All of these fire agencies have one thing in common: they respond to the emergency and take care of it. In 1997, local fire agencies and their governing boards agreed to work by the “closest resource” concept. The idea is straight forward: the closest available emergency resource is dispatched to the emergency, regardless of which fire district the emergency is actually in. In essence, this means that the taxpayer will get the quickest response to their emergency regardless of who actually has statutory responsibility. All of the west slope agencies, including the forest agencies, have signed an agreement to operate in this fashion. By dropping geographical boundaries, the fire districts now operate as a functionally “consolidated” fire district yet still maintain local control. In El Dorado County, it is commonplace to see fire apparatus from several agencies at one emergency.
What happens when the emergency exceeds the capabilities of the El Dorado County resources?
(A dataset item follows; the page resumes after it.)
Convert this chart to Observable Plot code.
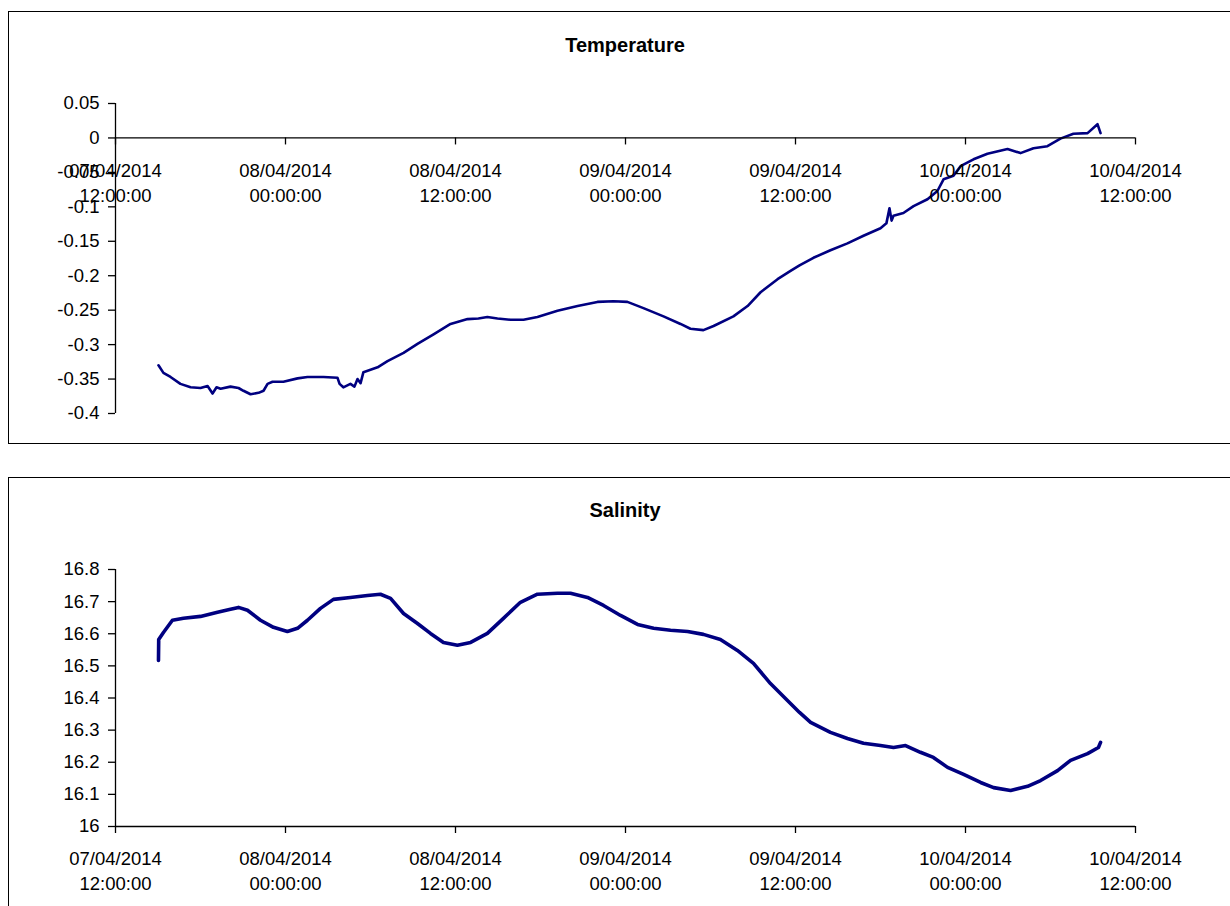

The State of California has perhaps one of the best systems in the United States for mitigating emergencies. By written agreement, fire agencies routinely move fire apparatus from one end of the state to the other. The movement of all of those resources is controlled via a state network of local fire chiefs and officials from the California State Office of Emergency Services. During the recent devastating fires in Southern California, hundreds of fire personnel and apparatus from Northern California responded to help. In fact, the firefighter who died in the Southern California fires was from the Bay area. During the Oakland Hills fire, firefighters from Southern California were there to help. This type of mutual aid assistance is pre-planned and used to deal with any major disaster including floods, earthquakes or other natural disaster.
The key to the success of the mutual aid system is the willingness of the fire agencies statewide to work together. The inter-agency cooperation is the reason the mutual aid system works so well. It has become a model for the rest of the nation to follow.